Lack of Biodiesel Incentive Closes Another Plant

John Davis

Just in case you forgot (fat chance of that!), the federal $1-a-gallon biodiesel tax incentive has not been renewed after expiring at the end of 2009. And an estimated 23,000 biodiesel workers (and counting) have been laid off nationwide. The latest victims are workers at a biodiesel plant once touted as the largest in New England.

This Times Argus article says the Swanton, Vermont Biocardel biodiesel refinery has been shuttered because of the lack of the credit … and most likely won’t be coming back:

The state’s economic development authority is now in the process of trying to recover more than a half-million dollars it provided to the facility in low-interest loans, according to officials. State tax credits were also awarded to the company that built the plant, Biocardel, a subsidiary of a Canadian company, although the credits were never used.

The expiration of a federal tax credit for the production of biofuels at the end of 2009 has hammered the industry nationally and the Biocardel facility in Vermont is one casualty. The company does not have plans to reopen the facility.

Jo Bradley of the Vermont Economic Development Authority said that the plant has closed.
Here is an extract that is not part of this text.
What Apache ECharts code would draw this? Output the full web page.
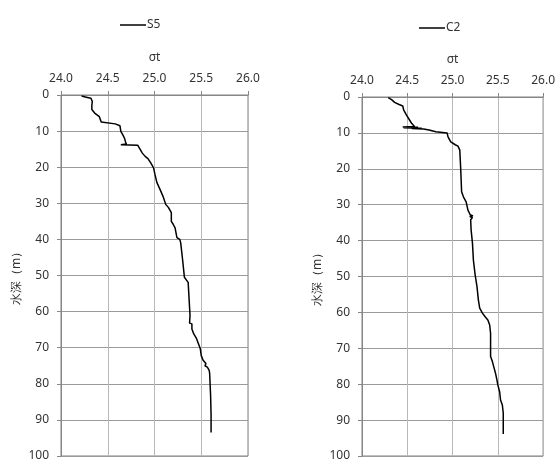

“We are trying to negotiate some kind of settlement for the balance of our loan,” she said. “When the federal credits were not renewed it was a blow to the industry as a whole. It made it much more difficult for them to survive.”

Stephen Daigle, who was the general manager of the Vermont plant, said Friday it was frustrating to see the plant just get to the verge of ramping up production last December after nearly two years of preparing and research and development, only to have the tax credits expire and Congress fail to restore them in the months since.

“People tried to help us as much as possible,” Daigle said. “It’s sad because I think Vermont as a green state would have supported it very well.”

The plant was to produce eight million gallons of biodiesel a year.